INSTRUCTION ▸ Identify each line below that contains the word "this", and copy it out.

= = =

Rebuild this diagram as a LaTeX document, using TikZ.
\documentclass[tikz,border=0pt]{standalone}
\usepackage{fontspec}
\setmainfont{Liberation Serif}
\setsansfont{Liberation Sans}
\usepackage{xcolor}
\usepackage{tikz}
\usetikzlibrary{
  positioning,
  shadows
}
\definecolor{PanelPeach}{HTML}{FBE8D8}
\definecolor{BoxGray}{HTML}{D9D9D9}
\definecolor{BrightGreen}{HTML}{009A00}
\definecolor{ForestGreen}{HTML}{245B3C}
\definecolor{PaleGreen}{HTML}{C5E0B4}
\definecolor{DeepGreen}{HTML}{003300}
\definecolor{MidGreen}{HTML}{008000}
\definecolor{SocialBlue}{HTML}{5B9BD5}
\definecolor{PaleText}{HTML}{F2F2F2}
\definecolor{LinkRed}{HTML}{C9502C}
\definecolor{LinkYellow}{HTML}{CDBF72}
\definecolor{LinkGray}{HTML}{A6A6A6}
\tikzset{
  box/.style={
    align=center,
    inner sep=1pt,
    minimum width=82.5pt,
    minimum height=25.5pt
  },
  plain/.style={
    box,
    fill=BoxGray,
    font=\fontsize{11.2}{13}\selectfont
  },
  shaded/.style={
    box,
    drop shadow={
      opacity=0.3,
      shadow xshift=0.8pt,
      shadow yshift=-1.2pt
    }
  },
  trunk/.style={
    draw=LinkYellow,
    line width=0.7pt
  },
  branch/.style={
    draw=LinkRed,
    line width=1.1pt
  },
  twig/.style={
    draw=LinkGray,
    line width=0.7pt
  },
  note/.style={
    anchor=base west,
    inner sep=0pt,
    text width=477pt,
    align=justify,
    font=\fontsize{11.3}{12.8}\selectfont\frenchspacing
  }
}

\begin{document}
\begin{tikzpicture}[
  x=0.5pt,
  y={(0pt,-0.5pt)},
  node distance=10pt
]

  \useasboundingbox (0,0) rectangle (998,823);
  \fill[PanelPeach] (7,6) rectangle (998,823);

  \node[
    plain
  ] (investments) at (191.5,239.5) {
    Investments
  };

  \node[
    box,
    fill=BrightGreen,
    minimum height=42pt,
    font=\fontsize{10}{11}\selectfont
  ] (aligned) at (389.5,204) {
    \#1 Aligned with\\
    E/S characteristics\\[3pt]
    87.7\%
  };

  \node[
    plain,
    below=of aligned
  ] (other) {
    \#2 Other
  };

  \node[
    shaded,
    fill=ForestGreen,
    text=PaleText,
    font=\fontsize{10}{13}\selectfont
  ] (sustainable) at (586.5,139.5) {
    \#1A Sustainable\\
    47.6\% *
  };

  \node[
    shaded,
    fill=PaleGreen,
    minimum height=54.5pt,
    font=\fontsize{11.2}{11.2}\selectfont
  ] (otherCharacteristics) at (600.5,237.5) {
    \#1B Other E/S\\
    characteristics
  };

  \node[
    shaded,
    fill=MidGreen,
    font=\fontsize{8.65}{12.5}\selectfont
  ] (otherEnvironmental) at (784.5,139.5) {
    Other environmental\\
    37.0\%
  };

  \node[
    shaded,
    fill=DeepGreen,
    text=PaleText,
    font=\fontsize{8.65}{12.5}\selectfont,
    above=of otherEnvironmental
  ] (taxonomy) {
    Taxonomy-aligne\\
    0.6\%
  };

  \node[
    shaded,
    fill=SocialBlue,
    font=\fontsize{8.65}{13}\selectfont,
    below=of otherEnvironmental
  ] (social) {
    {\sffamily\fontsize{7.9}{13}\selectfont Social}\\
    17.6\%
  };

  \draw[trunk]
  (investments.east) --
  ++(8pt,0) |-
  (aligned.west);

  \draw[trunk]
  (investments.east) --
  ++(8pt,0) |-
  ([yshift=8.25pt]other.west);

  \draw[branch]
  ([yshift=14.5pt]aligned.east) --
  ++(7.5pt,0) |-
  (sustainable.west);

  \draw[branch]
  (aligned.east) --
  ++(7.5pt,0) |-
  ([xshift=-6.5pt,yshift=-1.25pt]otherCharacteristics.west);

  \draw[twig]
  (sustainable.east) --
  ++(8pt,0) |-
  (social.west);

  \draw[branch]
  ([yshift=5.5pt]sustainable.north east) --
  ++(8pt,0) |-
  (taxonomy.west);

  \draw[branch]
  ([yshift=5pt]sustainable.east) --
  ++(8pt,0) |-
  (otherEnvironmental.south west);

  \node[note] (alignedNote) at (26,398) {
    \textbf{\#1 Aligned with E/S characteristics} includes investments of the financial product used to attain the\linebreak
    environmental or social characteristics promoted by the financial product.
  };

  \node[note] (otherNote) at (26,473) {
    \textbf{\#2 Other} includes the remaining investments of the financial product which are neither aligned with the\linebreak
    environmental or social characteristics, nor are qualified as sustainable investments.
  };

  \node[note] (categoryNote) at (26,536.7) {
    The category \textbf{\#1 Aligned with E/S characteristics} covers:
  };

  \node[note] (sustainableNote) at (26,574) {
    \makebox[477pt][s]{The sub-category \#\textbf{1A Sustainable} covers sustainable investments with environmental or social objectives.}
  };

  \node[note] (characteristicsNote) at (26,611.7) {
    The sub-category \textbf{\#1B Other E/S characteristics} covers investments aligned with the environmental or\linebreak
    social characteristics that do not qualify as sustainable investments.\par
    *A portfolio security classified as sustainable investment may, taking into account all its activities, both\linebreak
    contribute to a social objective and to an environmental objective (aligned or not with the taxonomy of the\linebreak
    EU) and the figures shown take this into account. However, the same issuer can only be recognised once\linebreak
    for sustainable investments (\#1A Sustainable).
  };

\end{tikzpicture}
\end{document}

= = =

WRITTEN SOLUTION ▸
Rebuild this diagram as a LaTeX document, using TikZ.
    EU) and the figures shown take this into account. However, the same issuer can only be recognised once\linebreak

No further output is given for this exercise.